=== WHAT IS NEEDED ===
Copy the material below verbatim from the line with "Write a Python" to the line with "from matplotlib.ticker import", both lines included, omitting pictures and every line outside that range.

=== GIVEN DATA ===
---*---

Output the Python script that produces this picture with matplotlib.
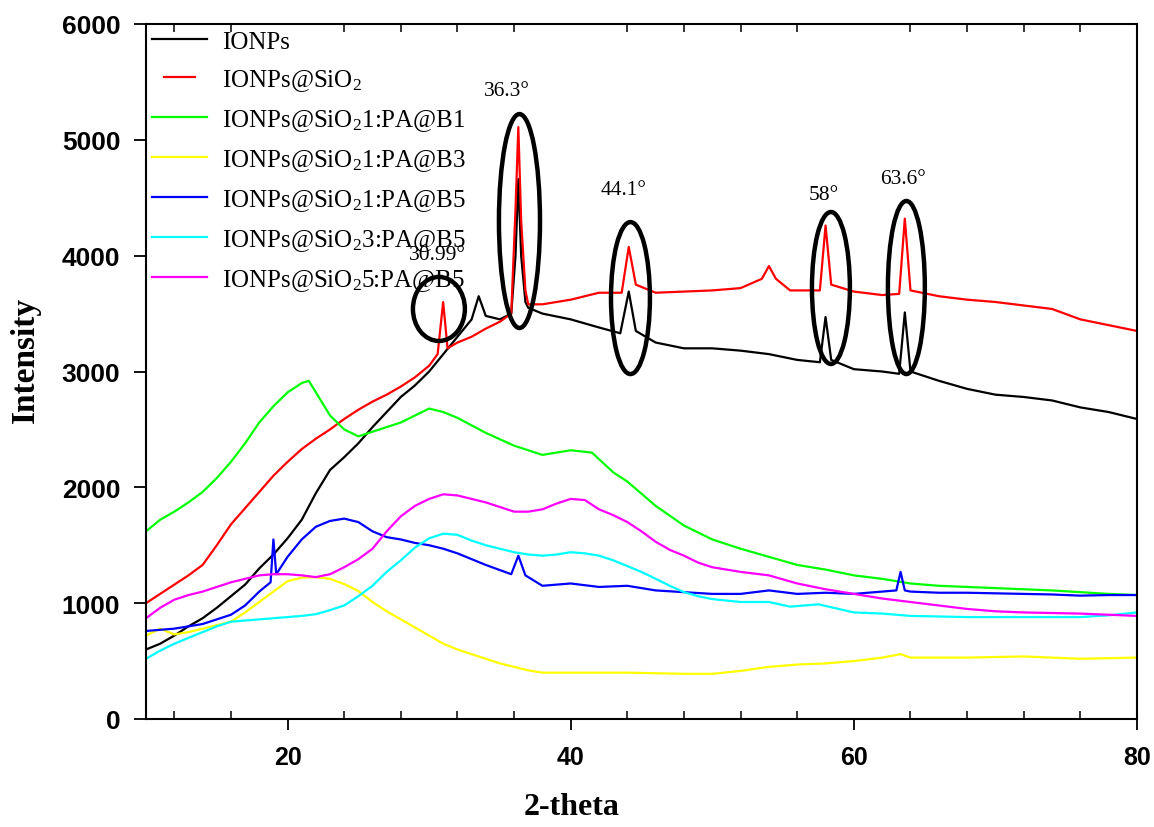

---*---

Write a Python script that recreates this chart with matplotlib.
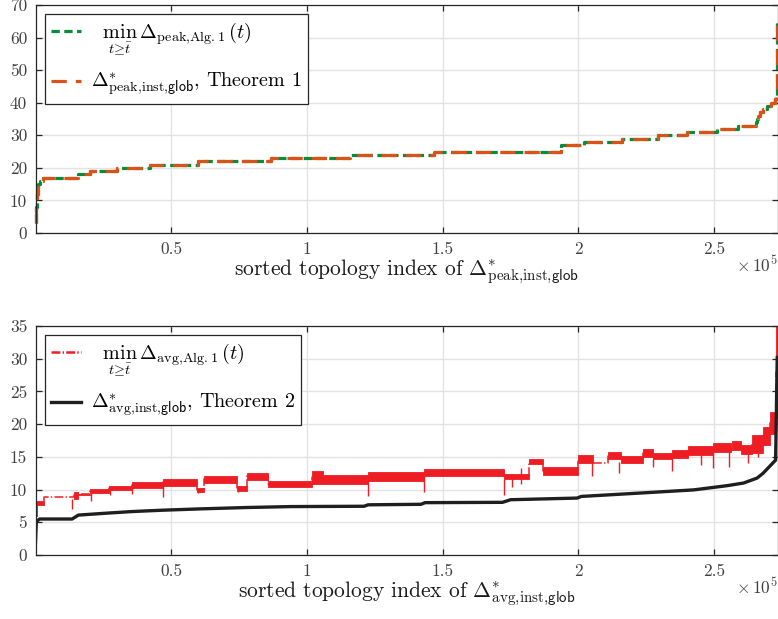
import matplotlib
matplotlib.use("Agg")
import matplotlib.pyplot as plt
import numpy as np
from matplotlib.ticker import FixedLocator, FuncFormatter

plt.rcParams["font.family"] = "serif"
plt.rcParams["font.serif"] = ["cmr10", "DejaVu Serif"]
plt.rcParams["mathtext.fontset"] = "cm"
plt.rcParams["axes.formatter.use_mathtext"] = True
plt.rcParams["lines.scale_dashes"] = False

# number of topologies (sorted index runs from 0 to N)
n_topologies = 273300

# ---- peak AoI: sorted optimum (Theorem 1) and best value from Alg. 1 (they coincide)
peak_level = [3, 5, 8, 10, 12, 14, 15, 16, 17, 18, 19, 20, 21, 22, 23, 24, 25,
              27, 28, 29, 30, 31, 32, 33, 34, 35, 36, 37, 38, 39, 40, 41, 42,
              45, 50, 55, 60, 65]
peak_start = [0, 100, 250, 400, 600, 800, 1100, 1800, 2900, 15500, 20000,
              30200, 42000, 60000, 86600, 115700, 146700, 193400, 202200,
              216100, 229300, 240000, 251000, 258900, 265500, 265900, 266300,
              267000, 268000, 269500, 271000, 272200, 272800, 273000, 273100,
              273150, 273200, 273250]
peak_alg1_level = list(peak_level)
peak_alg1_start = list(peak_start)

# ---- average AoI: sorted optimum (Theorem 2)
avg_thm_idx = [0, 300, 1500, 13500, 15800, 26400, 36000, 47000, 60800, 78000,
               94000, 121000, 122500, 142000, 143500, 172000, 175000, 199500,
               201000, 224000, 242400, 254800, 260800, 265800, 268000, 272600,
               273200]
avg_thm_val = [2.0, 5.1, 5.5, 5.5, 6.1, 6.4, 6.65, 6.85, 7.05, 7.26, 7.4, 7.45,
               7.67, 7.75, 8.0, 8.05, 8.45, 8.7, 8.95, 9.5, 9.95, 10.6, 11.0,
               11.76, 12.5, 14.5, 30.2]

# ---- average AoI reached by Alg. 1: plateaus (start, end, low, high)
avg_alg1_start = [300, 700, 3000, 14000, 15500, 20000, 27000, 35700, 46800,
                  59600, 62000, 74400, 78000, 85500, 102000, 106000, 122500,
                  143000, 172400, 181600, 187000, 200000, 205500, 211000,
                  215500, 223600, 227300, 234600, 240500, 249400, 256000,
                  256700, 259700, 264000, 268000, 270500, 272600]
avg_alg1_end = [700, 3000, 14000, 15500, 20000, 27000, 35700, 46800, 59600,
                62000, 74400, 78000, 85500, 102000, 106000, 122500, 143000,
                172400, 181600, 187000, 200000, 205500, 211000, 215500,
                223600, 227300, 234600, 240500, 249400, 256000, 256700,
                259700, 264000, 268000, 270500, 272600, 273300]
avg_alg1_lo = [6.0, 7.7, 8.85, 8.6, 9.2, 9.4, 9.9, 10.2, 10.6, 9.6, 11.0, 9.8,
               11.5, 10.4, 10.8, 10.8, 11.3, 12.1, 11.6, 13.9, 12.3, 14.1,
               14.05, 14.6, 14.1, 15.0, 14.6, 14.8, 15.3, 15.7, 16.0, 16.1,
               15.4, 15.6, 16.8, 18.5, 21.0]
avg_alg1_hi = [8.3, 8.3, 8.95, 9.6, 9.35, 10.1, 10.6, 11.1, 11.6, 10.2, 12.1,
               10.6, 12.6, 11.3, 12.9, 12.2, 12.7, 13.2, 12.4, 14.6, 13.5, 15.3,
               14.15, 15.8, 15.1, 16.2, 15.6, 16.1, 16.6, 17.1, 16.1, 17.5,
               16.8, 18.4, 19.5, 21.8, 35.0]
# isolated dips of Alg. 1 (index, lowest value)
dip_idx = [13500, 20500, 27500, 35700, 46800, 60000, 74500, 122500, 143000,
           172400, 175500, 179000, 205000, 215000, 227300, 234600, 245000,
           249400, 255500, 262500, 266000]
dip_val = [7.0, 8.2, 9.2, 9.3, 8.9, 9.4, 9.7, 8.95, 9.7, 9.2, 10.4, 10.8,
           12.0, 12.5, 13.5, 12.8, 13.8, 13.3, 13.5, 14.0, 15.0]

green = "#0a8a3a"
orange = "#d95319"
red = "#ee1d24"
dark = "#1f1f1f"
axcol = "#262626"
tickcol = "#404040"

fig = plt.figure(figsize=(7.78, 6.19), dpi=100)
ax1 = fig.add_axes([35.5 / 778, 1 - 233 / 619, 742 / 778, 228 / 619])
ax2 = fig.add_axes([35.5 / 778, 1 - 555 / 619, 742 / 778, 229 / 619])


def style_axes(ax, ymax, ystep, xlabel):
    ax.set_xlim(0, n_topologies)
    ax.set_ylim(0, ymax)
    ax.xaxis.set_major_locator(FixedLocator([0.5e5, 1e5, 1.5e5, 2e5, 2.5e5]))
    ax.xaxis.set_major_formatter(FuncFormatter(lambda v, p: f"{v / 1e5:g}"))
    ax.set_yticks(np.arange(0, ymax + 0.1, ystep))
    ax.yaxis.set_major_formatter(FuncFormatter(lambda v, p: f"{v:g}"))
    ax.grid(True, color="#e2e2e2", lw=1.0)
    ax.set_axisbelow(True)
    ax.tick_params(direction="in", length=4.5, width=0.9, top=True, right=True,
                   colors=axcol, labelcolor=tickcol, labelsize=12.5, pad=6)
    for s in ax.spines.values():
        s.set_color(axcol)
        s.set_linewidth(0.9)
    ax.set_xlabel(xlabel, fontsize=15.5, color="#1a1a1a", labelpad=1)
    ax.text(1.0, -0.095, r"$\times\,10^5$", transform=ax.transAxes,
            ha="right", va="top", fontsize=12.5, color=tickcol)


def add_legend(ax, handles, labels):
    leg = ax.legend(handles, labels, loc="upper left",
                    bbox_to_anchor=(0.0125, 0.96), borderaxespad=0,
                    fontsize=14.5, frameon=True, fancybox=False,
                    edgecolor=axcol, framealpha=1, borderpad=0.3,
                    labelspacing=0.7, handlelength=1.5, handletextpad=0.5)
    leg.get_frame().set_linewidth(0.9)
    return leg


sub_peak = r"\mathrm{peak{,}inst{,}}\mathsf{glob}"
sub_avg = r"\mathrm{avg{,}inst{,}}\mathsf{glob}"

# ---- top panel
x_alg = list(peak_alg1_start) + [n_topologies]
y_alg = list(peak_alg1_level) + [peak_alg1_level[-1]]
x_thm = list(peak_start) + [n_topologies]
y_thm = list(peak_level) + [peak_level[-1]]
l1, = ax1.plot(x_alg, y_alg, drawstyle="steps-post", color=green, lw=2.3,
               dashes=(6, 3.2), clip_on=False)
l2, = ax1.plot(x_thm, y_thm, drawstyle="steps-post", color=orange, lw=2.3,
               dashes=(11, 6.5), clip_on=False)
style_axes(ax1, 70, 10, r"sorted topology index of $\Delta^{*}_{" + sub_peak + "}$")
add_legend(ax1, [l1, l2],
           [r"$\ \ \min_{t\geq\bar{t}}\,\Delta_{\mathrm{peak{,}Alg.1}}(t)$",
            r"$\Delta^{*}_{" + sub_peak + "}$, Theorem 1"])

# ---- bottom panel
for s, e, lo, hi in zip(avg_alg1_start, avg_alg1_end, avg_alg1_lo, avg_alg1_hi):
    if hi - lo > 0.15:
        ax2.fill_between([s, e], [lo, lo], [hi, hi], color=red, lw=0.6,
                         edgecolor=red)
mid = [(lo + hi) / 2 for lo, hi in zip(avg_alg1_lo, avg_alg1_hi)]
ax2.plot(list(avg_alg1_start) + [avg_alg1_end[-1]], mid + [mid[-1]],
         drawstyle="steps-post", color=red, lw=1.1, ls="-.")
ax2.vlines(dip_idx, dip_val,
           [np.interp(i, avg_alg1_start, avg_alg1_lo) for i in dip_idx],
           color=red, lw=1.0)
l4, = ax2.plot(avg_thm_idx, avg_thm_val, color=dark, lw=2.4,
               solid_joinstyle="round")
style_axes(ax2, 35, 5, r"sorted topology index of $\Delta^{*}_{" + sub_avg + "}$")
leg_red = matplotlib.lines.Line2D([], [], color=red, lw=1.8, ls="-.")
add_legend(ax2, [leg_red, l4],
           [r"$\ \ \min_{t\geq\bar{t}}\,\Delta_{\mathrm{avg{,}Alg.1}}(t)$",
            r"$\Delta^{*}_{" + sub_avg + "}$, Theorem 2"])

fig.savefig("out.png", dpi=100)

---*---

=== OUTPUT FOR THIS TASK ===
Write a Python script that recreates this chart with matplotlib.
import matplotlib
matplotlib.use("Agg")
import matplotlib.pyplot as plt
import numpy as np
from matplotlib.ticker import FixedLocator, FuncFormatter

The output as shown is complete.